5# 1 ANXIEUX + 1 EVITANT

C’est LA configuration la plus fréquente en thérapie de couple. Le fameux adage « Suis-moi, je te fuis, fuis-moi, je te suis ». Tomber amoureux de quelqu’un d’une autre catégorie aggrave les insécurités. Les personnes évitantes se sentent mal à l’aise avec l’intimité et redoutent la « pression pour la connexion » jusqu’à parfois fuir leur partenaire, d’autant plus si celui-ci a un besoin de proximité exacerbé comme l’anxieux...

6# AVEC 1 DESORGANISE

Ce type d’attachement a été peu étudié dans les relations de couple. Les relations sont vécues avec une très forte intensité. Elles sont chaotiques et se réfèrent à des blessures relationnelles de l’enfance. Les relations amoureuses sont vécues comme des montagnes russes. Les adultes à l’attachement désorganisé peuvent avoir des comportements typiques des styles d’attachement anxieux et évitant de façon imprévisible, sans que cela ne puisse se rapporter à une stratégie facilement identifiable : un besoin très intense de proximité peut être suivi soudainement par une attitude de mise à distance radicale. L’entourage se sent souvent dépassé, avec une sensation de chaos. Un travail sur les traumatismes précoces est la plupart du temps nécessaire.

Mais pourquoi nous attirons-nous si nos attachements sont incompatibles ?
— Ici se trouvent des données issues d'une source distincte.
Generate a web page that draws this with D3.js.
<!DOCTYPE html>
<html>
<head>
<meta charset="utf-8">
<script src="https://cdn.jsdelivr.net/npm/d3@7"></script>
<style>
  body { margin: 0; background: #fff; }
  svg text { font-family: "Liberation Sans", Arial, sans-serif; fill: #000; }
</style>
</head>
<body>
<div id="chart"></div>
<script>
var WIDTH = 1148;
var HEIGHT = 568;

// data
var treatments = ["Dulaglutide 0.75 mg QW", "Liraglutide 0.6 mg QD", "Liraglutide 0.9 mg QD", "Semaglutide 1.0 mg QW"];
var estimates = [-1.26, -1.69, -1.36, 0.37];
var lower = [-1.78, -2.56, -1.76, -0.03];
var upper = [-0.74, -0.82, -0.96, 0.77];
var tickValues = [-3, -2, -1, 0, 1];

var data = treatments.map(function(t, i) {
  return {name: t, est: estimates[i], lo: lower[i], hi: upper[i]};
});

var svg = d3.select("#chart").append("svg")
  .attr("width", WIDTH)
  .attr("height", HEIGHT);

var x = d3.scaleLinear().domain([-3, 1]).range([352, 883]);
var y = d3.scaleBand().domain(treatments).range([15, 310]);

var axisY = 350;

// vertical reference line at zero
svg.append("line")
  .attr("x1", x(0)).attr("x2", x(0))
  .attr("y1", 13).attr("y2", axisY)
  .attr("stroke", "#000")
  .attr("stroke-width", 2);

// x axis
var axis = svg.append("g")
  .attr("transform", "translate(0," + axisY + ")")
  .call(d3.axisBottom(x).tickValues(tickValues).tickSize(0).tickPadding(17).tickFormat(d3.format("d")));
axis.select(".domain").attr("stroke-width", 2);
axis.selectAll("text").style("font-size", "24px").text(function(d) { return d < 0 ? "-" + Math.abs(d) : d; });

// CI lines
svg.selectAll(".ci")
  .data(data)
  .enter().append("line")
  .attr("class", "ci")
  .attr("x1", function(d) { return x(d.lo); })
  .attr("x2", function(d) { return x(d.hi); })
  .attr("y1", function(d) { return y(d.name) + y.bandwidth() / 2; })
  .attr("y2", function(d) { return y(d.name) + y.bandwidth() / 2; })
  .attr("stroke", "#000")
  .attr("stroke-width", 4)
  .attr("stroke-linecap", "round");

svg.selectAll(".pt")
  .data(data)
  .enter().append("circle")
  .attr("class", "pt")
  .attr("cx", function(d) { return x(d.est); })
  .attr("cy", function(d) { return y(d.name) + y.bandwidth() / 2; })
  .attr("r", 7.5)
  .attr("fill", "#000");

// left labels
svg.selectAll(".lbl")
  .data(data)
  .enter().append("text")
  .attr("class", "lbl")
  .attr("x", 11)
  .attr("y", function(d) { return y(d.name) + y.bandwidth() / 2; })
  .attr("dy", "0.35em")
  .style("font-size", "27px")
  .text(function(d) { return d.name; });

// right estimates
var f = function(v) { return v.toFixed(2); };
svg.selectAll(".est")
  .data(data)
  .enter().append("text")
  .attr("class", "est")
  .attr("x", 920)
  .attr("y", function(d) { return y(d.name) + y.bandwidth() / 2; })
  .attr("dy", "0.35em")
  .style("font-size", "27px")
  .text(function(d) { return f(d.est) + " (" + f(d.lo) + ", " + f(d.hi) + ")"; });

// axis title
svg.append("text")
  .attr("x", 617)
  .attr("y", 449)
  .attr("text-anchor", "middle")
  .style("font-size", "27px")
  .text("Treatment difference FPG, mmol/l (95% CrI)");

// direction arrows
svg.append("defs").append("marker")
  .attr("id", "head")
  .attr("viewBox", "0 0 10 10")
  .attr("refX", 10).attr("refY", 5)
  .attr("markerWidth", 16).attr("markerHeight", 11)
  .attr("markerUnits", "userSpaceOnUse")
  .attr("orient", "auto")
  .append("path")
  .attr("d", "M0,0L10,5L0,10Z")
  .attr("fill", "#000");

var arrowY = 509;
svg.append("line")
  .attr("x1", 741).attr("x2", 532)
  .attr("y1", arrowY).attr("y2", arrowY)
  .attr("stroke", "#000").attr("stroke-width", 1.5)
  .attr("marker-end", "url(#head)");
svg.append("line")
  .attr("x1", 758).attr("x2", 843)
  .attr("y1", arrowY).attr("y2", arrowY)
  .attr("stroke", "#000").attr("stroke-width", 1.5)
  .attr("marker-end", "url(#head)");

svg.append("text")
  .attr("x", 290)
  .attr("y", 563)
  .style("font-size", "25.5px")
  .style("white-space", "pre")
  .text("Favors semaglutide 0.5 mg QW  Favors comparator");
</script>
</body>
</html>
En se choisissant mutuellement, chacun va vérifier sa vision du monde, ses croyances. Avec le temps, lorsqu’un certain niveau d’intimité et de dépendance est atteint dans une relation, celle qui pensait qu’on allait prendre soin d’elle se sent abandonnée ; celui qui pensait échapper à l’oppression pour la connexion la retrouve avec force. Chacun s’est donc mis en couple avec une personne qui n’est pas vraiment à l’écoute et disponible pour satisfaire ses besoins, comme ce fut le cas dans les expériences relationnelles initiales de la toute petite enfance. On plonge dans un schéma de répétition, à l’insu de notre plein gré !
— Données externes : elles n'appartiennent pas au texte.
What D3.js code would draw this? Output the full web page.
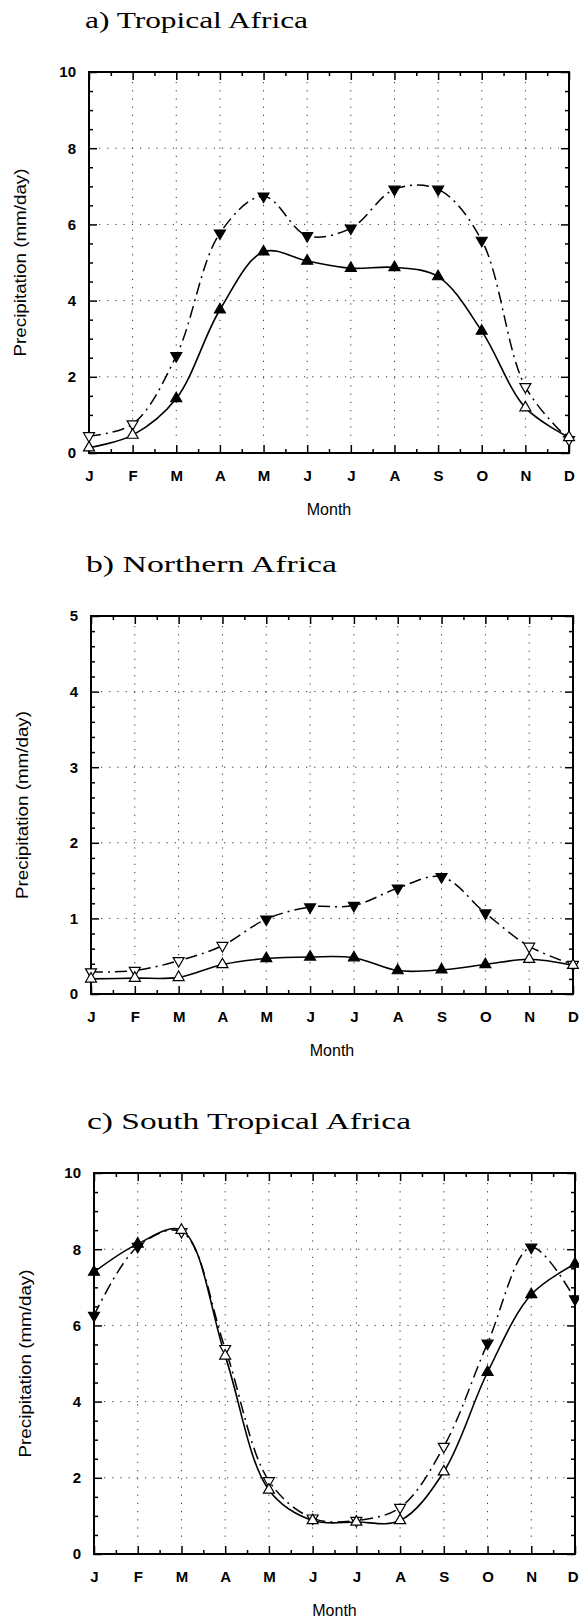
<!DOCTYPE html>
<html>
<head>
<meta charset="utf-8">
<script src="https://cdn.jsdelivr.net/npm/d3@7"></script>
<style>
  body { margin: 0; background: #fff; }
  text { fill: #000; }
</style>
</head>
<body>
<div id="chart"></div>
<script>
// month tick labels
var months = ["J", "F", "M", "A", "M", "J", "J", "A", "S", "O", "N", "D"];

// a) Tropical Africa
var titleA = "a) Tropical Africa";
var solidA = [0.14, 0.47, 1.43, 3.76, 5.28, 5.04, 4.85, 4.87, 4.63, 3.2, 1.19, 0.41];
var dashA = [0.45, 0.76, 2.55, 5.77, 6.74, 5.7, 5.9, 6.92, 6.92, 5.58, 1.74, 0.35];
var filledA = [0, 0, 1, 1, 1, 1, 1, 1, 1, 1, 0, 0];
var yTicksA = [0, 2, 4, 6, 8, 10];

// b) Northern Africa
var titleB = "b) Northern Africa";
var solidB = [0.2, 0.21, 0.22, 0.39, 0.47, 0.49, 0.48, 0.31, 0.32, 0.39, 0.46, 0.38];
var dashB = [0.29, 0.31, 0.44, 0.64, 0.99, 1.15, 1.17, 1.4, 1.55, 1.07, 0.63, 0.39];
var filledB = [0, 0, 0, 0, 1, 1, 1, 1, 1, 1, 0, 0];
var yTicksB = [0, 1, 2, 3, 4, 5];

// c) South Tropical Africa
var titleC = "c) South Tropical Africa";
var solidC = [7.4, 8.14, 8.5, 5.2, 1.68, 0.88, 0.84, 0.88, 2.16, 4.77, 6.81, 7.61];
var dashC = [6.26, 8.07, 8.46, 5.39, 1.92, 0.94, 0.88, 1.22, 2.82, 5.53, 8.05, 6.69];
var filledC = [1, 1, 0, 0, 0, 0, 0, 0, 0, 1, 1, 1];
var yTicksC = [0, 2, 4, 6, 8, 10];

var svgWidth = 579;
var svgHeight = 1618;

var svg = d3.select("#chart")
    .append("svg")
    .attr("width", svgWidth)
    .attr("height", svgHeight);

var panels = [
    { title: titleA, titleW: 223, titleX: 85, solid: solidA, dash: dashA, filled: filledA,
      yTicks: yTicksA, minor: 0.5, box: { left: 89, right: 569, top: 72, bottom: 453 } },
    { title: titleB, titleW: 251, titleX: 86, solid: solidB, dash: dashB, filled: filledB,
      yTicks: yTicksB, minor: 0.2, box: { left: 91, right: 573, top: 616, bottom: 994 } },
    { title: titleC, titleW: 324, titleX: 87, solid: solidC, dash: dashC, filled: filledC,
      yTicks: yTicksC, minor: 0.5, box: { left: 94, right: 575, top: 1173, bottom: 1554 } }
];

panels.forEach(drawPanel);

function drawPanel(p) {
    var b = p.box;
    var yMax = d3.max(p.yTicks);
    var idx = d3.range(months.length);

    var x = d3.scaleLinear().domain([0, months.length - 1]).range([b.left, b.right]);
    var y = d3.scaleLinear().domain([0, yMax]).range([b.bottom, b.top]);

    var g = svg.append("g");

    // title
    g.append("text")
        .attr("x", p.titleX)
        .attr("y", b.top - 44)
        .attr("textLength", p.titleW)
        .attr("lengthAdjust", "spacingAndGlyphs")
        .style("font-family", "'Liberation Serif', 'DejaVu Serif', serif")
        .style("font-size", "23px")
        .text(p.title);

    // dotted grid (faint, like the scan)
    var grid = g.append("g")
        .attr("stroke", "#333")
        .attr("stroke-width", 1)
        .attr("stroke-dasharray", "1.2,7");
    grid.selectAll(".vg")
        .data(idx.slice(1, -1))
        .enter()
        .append("line")
        .attr("x1", function(d) { return x(d); })
        .attr("x2", function(d) { return x(d); })
        .attr("y1", b.top + 10)
        .attr("y2", b.bottom - 10);
    grid.selectAll(".hg")
        .data(p.yTicks.slice(1, -1))
        .enter()
        .append("line")
        .attr("y1", function(d) { return y(d); })
        .attr("y2", function(d) { return y(d); })
        .attr("x1", b.left + 10)
        .attr("x2", b.right - 10);

    // axes, ticks pointing inward
    var halfMonths = idx.slice(0, -1).map(function(d) { return d + 0.5; });
    var minorY = d3.range(0, yMax + 1e-6, p.minor).filter(function(v) {
        return p.yTicks.indexOf(Math.round(v * 100) / 100) < 0;
    });

    var axes = [
        d3.axisBottom(x).tickValues(idx).tickSizeInner(-8).tickSizeOuter(0).tickPadding(17)
            .tickFormat(function(d) { return months[d]; }),
        d3.axisBottom(x).tickValues(halfMonths).tickSizeInner(-4).tickSizeOuter(0).tickFormat(""),
        d3.axisLeft(y).tickValues(p.yTicks).tickSizeInner(-8).tickSizeOuter(0).tickPadding(13)
            .tickFormat(d3.format("d")),
        d3.axisLeft(y).tickValues(minorY).tickSizeInner(-4).tickSizeOuter(0).tickFormat("")
    ];
    var places = [
        "translate(0," + b.bottom + ")",
        "translate(0," + b.bottom + ")",
        "translate(" + b.left + ",0)",
        "translate(" + b.left + ",0)"
    ];
    axes.forEach(function(ax, i) {
        var a = g.append("g").attr("transform", places[i]).call(ax);
        a.select(".domain").remove();
        a.selectAll("line").attr("stroke", "#000").attr("stroke-width", 1.5);
        a.selectAll("text")
            .style("font-family", "'Liberation Sans', Arial, sans-serif")
            .style("font-size", "15px")
            .style("font-weight", "bold");
    });

    // last month label hits the page edge in panel c: keep it inside
    g.selectAll("text").filter(function() {
        return this.getComputedTextLength && this.textContent === "D";
    }).each(function() {
        var t = d3.select(this);
        if (b.right + 6 > svgWidth) {
            t.attr("text-anchor", "end").attr("x", svgWidth - 1 - b.right);
        }
    });

    // top and right ticks
    var top1 = g.append("g").attr("transform", "translate(0," + b.top + ")")
        .call(d3.axisTop(x).tickValues(idx).tickSizeInner(-8).tickSizeOuter(0).tickFormat(""));
    var top2 = g.append("g").attr("transform", "translate(0," + b.top + ")")
        .call(d3.axisTop(x).tickValues(halfMonths).tickSizeInner(-4).tickSizeOuter(0).tickFormat(""));
    var right1 = g.append("g").attr("transform", "translate(" + b.right + ",0)")
        .call(d3.axisRight(y).tickValues(p.yTicks).tickSizeInner(-8).tickSizeOuter(0).tickFormat(""));
    var right2 = g.append("g").attr("transform", "translate(" + b.right + ",0)")
        .call(d3.axisRight(y).tickValues(minorY).tickSizeInner(-4).tickSizeOuter(0).tickFormat(""));
    [top1, top2, right1, right2].forEach(function(a) {
        a.select(".domain").remove();
        a.selectAll("line").attr("stroke", "#000").attr("stroke-width", 1.5);
    });

    // frame
    g.append("rect")
        .attr("x", b.left)
        .attr("y", b.top)
        .attr("width", b.right - b.left)
        .attr("height", b.bottom - b.top)
        .attr("fill", "none")
        .attr("stroke", "#000")
        .attr("stroke-width", 2);

    // axis titles
    g.append("text")
        .attr("transform", "translate(" + (b.left - 69) + "," + ((b.top + b.bottom) / 2) + ") rotate(-90)")
        .attr("text-anchor", "middle")
        .attr("dy", "0.35em")
        .attr("textLength", 188)
        .attr("lengthAdjust", "spacingAndGlyphs")
        .style("font-family", "'Liberation Sans', Arial, sans-serif")
        .style("font-size", "16px")
        .text("Precipitation (mm/day)");

    g.append("text")
        .attr("x", (b.left + b.right) / 2)
        .attr("y", b.bottom + 62)
        .attr("text-anchor", "middle")
        .style("font-family", "'Liberation Sans', Arial, sans-serif")
        .style("font-size", "16px")
        .text("Month");

    // lines
    var line = function(vals) {
        return d3.line()
            .x(function(d, i) { return x(i); })
            .y(function(d) { return y(d); })
            .curve(d3.curveCatmullRom.alpha(0.5))(vals);
    };

    g.append("path")
        .attr("d", line(p.dash))
        .attr("fill", "none")
        .attr("stroke", "#000")
        .attr("stroke-width", 1.5)
        .attr("stroke-dasharray", "12,5,2,5");

    g.append("path")
        .attr("d", line(p.solid))
        .attr("fill", "none")
        .attr("stroke", "#000")
        .attr("stroke-width", 1.6);

    // markers: up triangles for solid line, down triangles for dashed line
    var tri = d3.symbol().type(d3.symbolTriangle).size(52);

    g.selectAll(".dn")
        .data(p.dash)
        .enter()
        .append("path")
        .attr("d", tri)
        .attr("transform", function(d, i) {
            return "translate(" + x(i) + "," + y(d) + ") rotate(180)";
        })
        .attr("fill", function(d, i) { return p.filled[i] ? "#000" : "#fff"; })
        .attr("stroke", "#000")
        .attr("stroke-width", 1.2);

    g.selectAll(".up")
        .data(p.solid)
        .enter()
        .append("path")
        .attr("d", tri)
        .attr("transform", function(d, i) {
            return "translate(" + x(i) + "," + y(d) + ")";
        })
        .attr("fill", function(d, i) { return p.filled[i] ? "#000" : "#fff"; })
        .attr("stroke", "#000")
        .attr("stroke-width", 1.2);
}
</script>
</body>
</html>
Que faire ? Voici ce que chacun pourrait dire de ce qu’il attend de l’autre…

  • Tenter de s’adapter à son style, de l’assouplir pour faire un pas vers l’autre
  • Comprendre qu’aucun des deux ne « fait exprès », ni n’agit de telle façon pour nuire à l’autre
  • Le thérapeute conjugal apprend au couple à traduire leur comportement en VF sous-titrée !
  • Et enfin, n’oublions pas de préciser que nous sommes 40 à 45% à avoir un attachement insécure.

Aujourd’hui, nous savons tout cela, de manière certaine ! Les recherches en neurosciences affectives ont validé de multiples fois la théorie de l’attachement, et ont montré que c’est bien au cœur de la relation amoureuse que notre style d’attachement se manifeste de la façon plus évidente à l’âge adulte.
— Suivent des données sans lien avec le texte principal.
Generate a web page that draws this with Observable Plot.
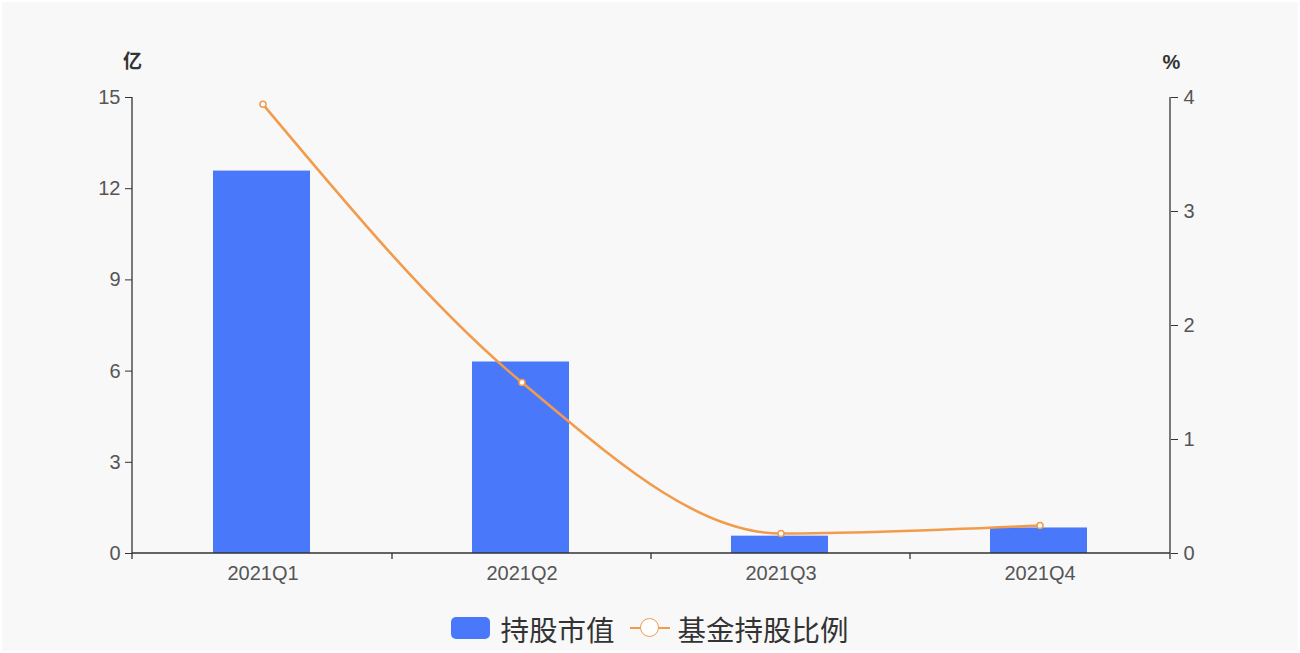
<!DOCTYPE html>
<html>
<head>
<meta charset="utf-8">
<script src="https://cdn.jsdelivr.net/npm/d3@7"></script>
<script src="https://cdn.jsdelivr.net/npm/@observablehq/plot@0.6"></script>
<style>
  html, body { margin: 0; padding: 0; background: #fff; }
  #wrap { width: 1300px; height: 653px; background: #f8f8f8; box-shadow: inset 0 0 0 2px #fff; position: relative; overflow: hidden; }
  #legend { height: 46px; display: flex; align-items: center; justify-content: center; gap: 0; font-family: "Noto Sans CJK SC", "Noto Sans", sans-serif; font-size: 28.5px; color: #333; }
  .item { display: flex; align-items: center; }
  .sw { width: 39px; height: 22px; border-radius: 5px; background: #4a78fa; margin-right: 10px; }
  .ln { position: relative; width: 40px; height: 24px; margin-left: 15px; margin-right: 8px; }
  .ln::before { content: ""; position: absolute; left: 0; right: 0; top: 11px; height: 2px; background: #f29b4c; }
  .ln::after { content: ""; position: absolute; left: 10px; top: 2px; width: 17px; height: 17px; border-radius: 50%; border: 1.6px solid #f29b4c; background: #fff; }
</style>
</head>
<body>
<div id="wrap">
  <div id="chart"></div>
  <div id="legend">
    <div class="item"><div class="sw"></div><span>持股市值</span></div>
    <div class="item"><div class="ln"></div><span>基金持股比例</span></div>
  </div>
</div>
<script>
const quarters = ["2021Q1", "2021Q2", "2021Q3", "2021Q4"];
const marketValue = [12.58, 6.30, 0.57, 0.84];     // 持股市值 (亿)
const holdingRatio = [3.94, 1.50, 0.175, 0.245];  // 基金持股比例 (%)
const leftTicks = [0, 3, 6, 9, 12, 15];
const rightTicks = [0, 1, 2, 3, 4];
const leftMax = 15, rightMax = 4;
const factor = leftMax / rightMax;

const data = quarters.map((q, i) => ({q, value: marketValue[i], ratio: holdingRatio[i]}));

const barColor = "#4a78fa";
const lineColor = "#f29b4c";
const axisColor = "#333";

function axisLines(index, scales, values, dimensions) {
  const {width, marginLeft, marginRight} = dimensions;
  const x0 = marginLeft, x1 = width - marginRight;
  const yb = scales.y(0), yt = scales.y(leftMax);
  const ext = 6;
  const g = d3.create("svg:g").attr("stroke", axisColor).attr("stroke-width", 1.3).attr("fill", "none");
  g.append("line").attr("x1", x0).attr("x2", x0).attr("y1", yt).attr("y2", yb + ext);
  g.append("line").attr("x1", x1).attr("x2", x1).attr("y1", yt).attr("y2", yb + ext);
  g.append("line").attr("x1", x0).attr("x2", x1).attr("y1", yb).attr("y2", yb);
  quarters.slice(1).forEach(q => {
    const bx = scales.x(q);
    g.append("line").attr("x1", bx).attr("x2", bx).attr("y1", yb).attr("y2", yb + ext);
  });
  return g.node();
}

const chart = Plot.plot({
  width: 1300,
  height: 605,
  marginLeft: 132,
  marginRight: 130,
  marginTop: 97,
  marginBottom: 52,
  style: {background: "transparent", color: "#555", fontFamily: "'Liberation Sans', Arial, 'Noto Sans CJK SC', sans-serif", fontSize: "20px"},
  x: {domain: quarters, padding: 0},
  y: {domain: [0, leftMax]},
  marks: [
    Plot.barY(data, {x: "q", y: "value", fill: barColor, insetLeft: 80, insetRight: 82}),
    axisLines,
    Plot.axisY(leftTicks, {anchor: "left", tickSize: 7, tickPadding: 5, label: null, stroke: axisColor, fontSize: 20}),
    Plot.axisY(rightTicks.map(t => t * factor), {anchor: "right", tickSize: 7, tickPadding: 6, label: null, stroke: axisColor, fontSize: 20, tickFormat: d => Math.round(d / factor)}),
    Plot.axisX({tickSize: 0, tickPadding: 12, label: null, fontSize: 20}),
    Plot.line(data, {x: "q", y: d => d.ratio * factor, curve: "monotone-x", stroke: lineColor, strokeWidth: 2.6}),
    Plot.dot(data, {x: "q", y: d => d.ratio * factor, r: 3, fill: "#fff", stroke: lineColor, strokeWidth: 1.5}),
    Plot.text(["亿"], {frameAnchor: "top-left", text: d => d, textAnchor: "middle", dy: -43, fontSize: 19, fontWeight: "bold", fill: "#333", fontFamily: "'Noto Sans CJK SC', sans-serif"}),
    Plot.text(["%"], {frameAnchor: "top-right", text: d => d, textAnchor: "middle", dy: -43, dx: 1, fontSize: 20, fontWeight: "bold", fill: "#333"})
  ]
});
document.getElementById("chart").appendChild(chart);
</script>
</body>
</html>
En guise de conclusion, je partage la recette de l’amour, selon Marc PISTORIO :

1/ Faire le bilan de son histoire et identifier son propre style d’attachement. C’est le premier point, celui d’élever son champ de conscience (ça, c’est fait, vous venez de vous tester !)

2/ Expérimenter des nouveaux comportements, afin de créer de nouvelles pistes neuronales. L’idée, c’est de déconstruire les connexions établies dans la petite enfance. On peut développer de nouvelles réponses plus adaptées. C’est la plasticité cérébrale (voir épisode 4).